WHAT IS NEEDED :: Reproduce all the lines exactly as they stand, apart from the pictures.

──────── DATA SECTION ────────

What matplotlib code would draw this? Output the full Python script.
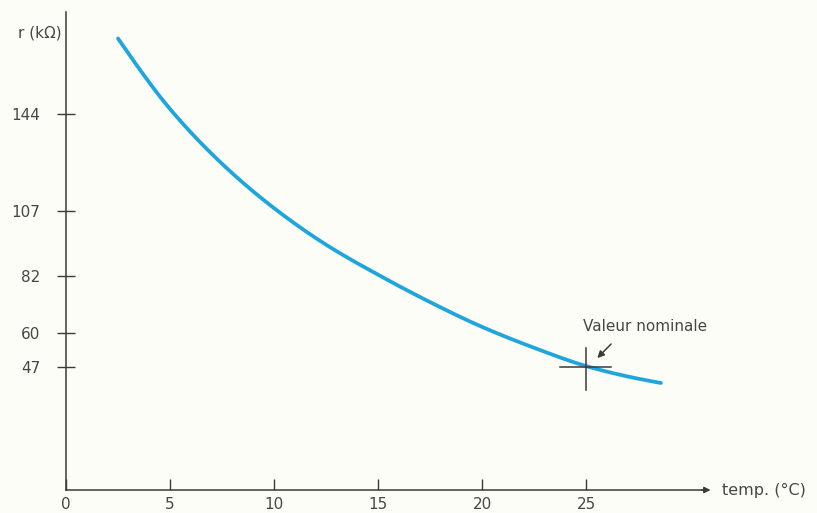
import numpy as np
import matplotlib
matplotlib.use("Agg")
import matplotlib.pyplot as plt

# ---- data ----
temp_c = [2.5, 5, 7.5, 10, 12.5, 15, 17.5, 20, 22.5, 25, 27, 28.6]
r_kohm = [173, 146, 125, 108, 94, 82.5, 72, 62.5, 54.5, 47.5, 43.5, 41]

x_ticks = [0, 5, 10, 15, 20, 25]
y_ticks = [47, 60, 82, 107, 144]

nominal_t = 25
nominal_r = 47
nominal_label = "Valeur nominale"
x_label = "temp. (°C)"
y_label = "r (kΩ)"


def smooth_path(x, y, n=400):
    """Monotone cubic Hermite (PCHIP) rendering of the read points."""
    x = np.asarray(x, float)
    y = np.asarray(y, float)
    h = np.diff(x)
    d = np.diff(y) / h
    m = np.zeros_like(y)
    for k in range(1, len(x) - 1):
        if d[k - 1] * d[k] > 0:
            w1 = 2 * h[k] + h[k - 1]
            w2 = h[k] + 2 * h[k - 1]
            m[k] = (w1 + w2) / (w1 / d[k - 1] + w2 / d[k])
    m[0] = 1.5 * d[0] - 0.5 * m[1]
    m[-1] = 1.5 * d[-1] - 0.5 * m[-2]
    xs = np.linspace(x[0], x[-1], n)
    idx = np.clip(np.searchsorted(x, xs) - 1, 0, len(x) - 2)
    t = (xs - x[idx]) / h[idx]
    h00 = 2 * t**3 - 3 * t**2 + 1
    h10 = t**3 - 2 * t**2 + t
    h01 = -2 * t**3 + 3 * t**2
    h11 = t**3 - t**2
    ys = (h00 * y[idx] + h10 * h[idx] * m[idx]
          + h01 * y[idx + 1] + h11 * h[idx] * m[idx + 1])
    return xs, ys


# ---- figure ----
W, H = 817, 513
fig = plt.figure(figsize=(W / 100, H / 100), dpi=100)
bg = "#fdfdf8"
fig.patch.set_facecolor(bg)

x0_px, y0_px = 66, 490          # origin in pixels (from top-left)
px_per_x, px_per_y = 20.8, 2.61
ax = fig.add_axes([x0_px / W, (H - y0_px) / H, 1 - x0_px / W, y0_px / H])
ax.set_facecolor(bg)
ax.set_xlim(0, (W - x0_px) / px_per_x)
ax.set_ylim(0, y0_px / px_per_y)

ink = "#3a3a36"
txt = "#464646"
fs = 11

for s in ["top", "right"]:
    ax.spines[s].set_visible(False)
for s in ["left", "bottom"]:
    ax.spines[s].set_color(ink)
    ax.spines[s].set_linewidth(1.1)
ax.spines["left"].set_bounds(0, (y0_px - 12) / px_per_y)
ax.spines["bottom"].set_bounds(0, (705 - x0_px) / px_per_x)

# curve
xs, ys = smooth_path(temp_c, r_kohm)
ax.plot(xs, ys, color="#1ea6dc", lw=2.7, solid_capstyle="round",
        solid_joinstyle="round", zorder=3)

# ticks
ax.set_xticks(x_ticks)
ax.set_xticklabels([str(t) for t in x_ticks])
ax.set_yticks(y_ticks)
ax.set_yticklabels([str(t) for t in y_ticks])
ax.tick_params(axis="x", direction="in", length=8, width=1, color=ink,
               labelsize=fs, labelcolor=txt, pad=5)
ax.tick_params(axis="y", direction="inout", length=13, width=1, color=ink,
               labelsize=fs, labelcolor=txt, pad=12)

# axis arrow on x
xe = (705 - x0_px) / px_per_x
ax.annotate("", xy=(xe + 0.4, 0), xytext=(xe - 0.3, 0),
            arrowprops=dict(arrowstyle="-|>", color=ink, lw=1.1,
                            mutation_scale=9), annotation_clip=False)

# axis labels
ax.text((722 - x0_px) / px_per_x, 0, x_label, ha="left", va="center",
        fontsize=fs + 0.5, color=txt, clip_on=False)
ax.text((62 - x0_px) / px_per_x, (y0_px - 33) / px_per_y, y_label,
        ha="right", va="center", fontsize=fs, color=txt, clip_on=False)

# nominal value cross
ax.plot([nominal_t, nominal_t], [nominal_r - 8.8, nominal_r + 7.5],
        color=ink, lw=1.1, zorder=4)
ax.plot([nominal_t - 1.25, nominal_t + 1.2], [nominal_r, nominal_r],
        color=ink, lw=1.1, zorder=4)
ax.text(nominal_t - 0.15, nominal_r + 15.5, nominal_label, ha="left",
        va="center", fontsize=fs, color=txt)
ax.annotate("", xy=(nominal_t + 0.45, nominal_r + 2.8),
            xytext=(nominal_t + 1.3, nominal_r + 9.7),
            arrowprops=dict(arrowstyle="-|>", color=ink, lw=1.1,
                            mutation_scale=10))

fig.savefig("out.png", dpi=100, facecolor=bg)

────────

RESULT OF THIS TASK ::
What matplotlib code would draw this? Output the full Python script.
import numpy as np
import matplotlib
matplotlib.use("Agg")
import matplotlib.pyplot as plt

# ---- data ----
temp_c = [2.5, 5, 7.5, 10, 12.5, 15, 17.5, 20, 22.5, 25, 27, 28.6]
r_kohm = [173, 146, 125, 108, 94, 82.5, 72, 62.5, 54.5, 47.5, 43.5, 41]

x_ticks = [0, 5, 10, 15, 20, 25]
y_ticks = [47, 60, 82, 107, 144]

nominal_t = 25
nominal_r = 47
nominal_label = "Valeur nominale"
x_label = "temp. (°C)"
y_label = "r (kΩ)"


def smooth_path(x, y, n=400):
    """Monotone cubic Hermite (PCHIP) rendering of the read points."""
    x = np.asarray(x, float)
    y = np.asarray(y, float)
    h = np.diff(x)
    d = np.diff(y) / h
    m = np.zeros_like(y)
    for k in range(1, len(x) - 1):
        if d[k - 1] * d[k] > 0:
            w1 = 2 * h[k] + h[k - 1]
            w2 = h[k] + 2 * h[k - 1]
            m[k] = (w1 + w2) / (w1 / d[k - 1] + w2 / d[k])
    m[0] = 1.5 * d[0] - 0.5 * m[1]
    m[-1] = 1.5 * d[-1] - 0.5 * m[-2]
    xs = np.linspace(x[0], x[-1], n)
    idx = np.clip(np.searchsorted(x, xs) - 1, 0, len(x) - 2)
    t = (xs - x[idx]) / h[idx]
    h00 = 2 * t**3 - 3 * t**2 + 1
    h10 = t**3 - 2 * t**2 + t
    h01 = -2 * t**3 + 3 * t**2
    h11 = t**3 - t**2
    ys = (h00 * y[idx] + h10 * h[idx] * m[idx]
          + h01 * y[idx + 1] + h11 * h[idx] * m[idx + 1])
    return xs, ys


# ---- figure ----
W, H = 817, 513
fig = plt.figure(figsize=(W / 100, H / 100), dpi=100)
bg = "#fdfdf8"
fig.patch.set_facecolor(bg)

x0_px, y0_px = 66, 490          # origin in pixels (from top-left)
px_per_x, px_per_y = 20.8, 2.61
ax = fig.add_axes([x0_px / W, (H - y0_px) / H, 1 - x0_px / W, y0_px / H])
ax.set_facecolor(bg)
ax.set_xlim(0, (W - x0_px) / px_per_x)
ax.set_ylim(0, y0_px / px_per_y)

ink = "#3a3a36"
txt = "#464646"
fs = 11

for s in ["top", "right"]:
    ax.spines[s].set_visible(False)
for s in ["left", "bottom"]:
    ax.spines[s].set_color(ink)
    ax.spines[s].set_linewidth(1.1)
ax.spines["left"].set_bounds(0, (y0_px - 12) / px_per_y)
ax.spines["bottom"].set_bounds(0, (705 - x0_px) / px_per_x)

# curve
xs, ys = smooth_path(temp_c, r_kohm)
ax.plot(xs, ys, color="#1ea6dc", lw=2.7, solid_capstyle="round",
        solid_joinstyle="round", zorder=3)

# ticks
ax.set_xticks(x_ticks)
ax.set_xticklabels([str(t) for t in x_ticks])
ax.set_yticks(y_ticks)
ax.set_yticklabels([str(t) for t in y_ticks])
ax.tick_params(axis="x", direction="in", length=8, width=1, color=ink,
               labelsize=fs, labelcolor=txt, pad=5)
ax.tick_params(axis="y", direction="inout", length=13, width=1, color=ink,
               labelsize=fs, labelcolor=txt, pad=12)

# axis arrow on x
xe = (705 - x0_px) / px_per_x
ax.annotate("", xy=(xe + 0.4, 0), xytext=(xe - 0.3, 0),
            arrowprops=dict(arrowstyle="-|>", color=ink, lw=1.1,
                            mutation_scale=9), annotation_clip=False)

# axis labels
ax.text((722 - x0_px) / px_per_x, 0, x_label, ha="left", va="center",
        fontsize=fs + 0.5, color=txt, clip_on=False)
ax.text((62 - x0_px) / px_per_x, (y0_px - 33) / px_per_y, y_label,
        ha="right", va="center", fontsize=fs, color=txt, clip_on=False)

# nominal value cross
ax.plot([nominal_t, nominal_t], [nominal_r - 8.8, nominal_r + 7.5],
        color=ink, lw=1.1, zorder=4)
ax.plot([nominal_t - 1.25, nominal_t + 1.2], [nominal_r, nominal_r],
        color=ink, lw=1.1, zorder=4)
ax.text(nominal_t - 0.15, nominal_r + 15.5, nominal_label, ha="left",
        va="center", fontsize=fs, color=txt)
ax.annotate("", xy=(nominal_t + 0.45, nominal_r + 2.8),
            xytext=(nominal_t + 1.3, nominal_r + 9.7),
            arrowprops=dict(arrowstyle="-|>", color=ink, lw=1.1,
                            mutation_scale=10))

fig.savefig("out.png", dpi=100, facecolor=bg)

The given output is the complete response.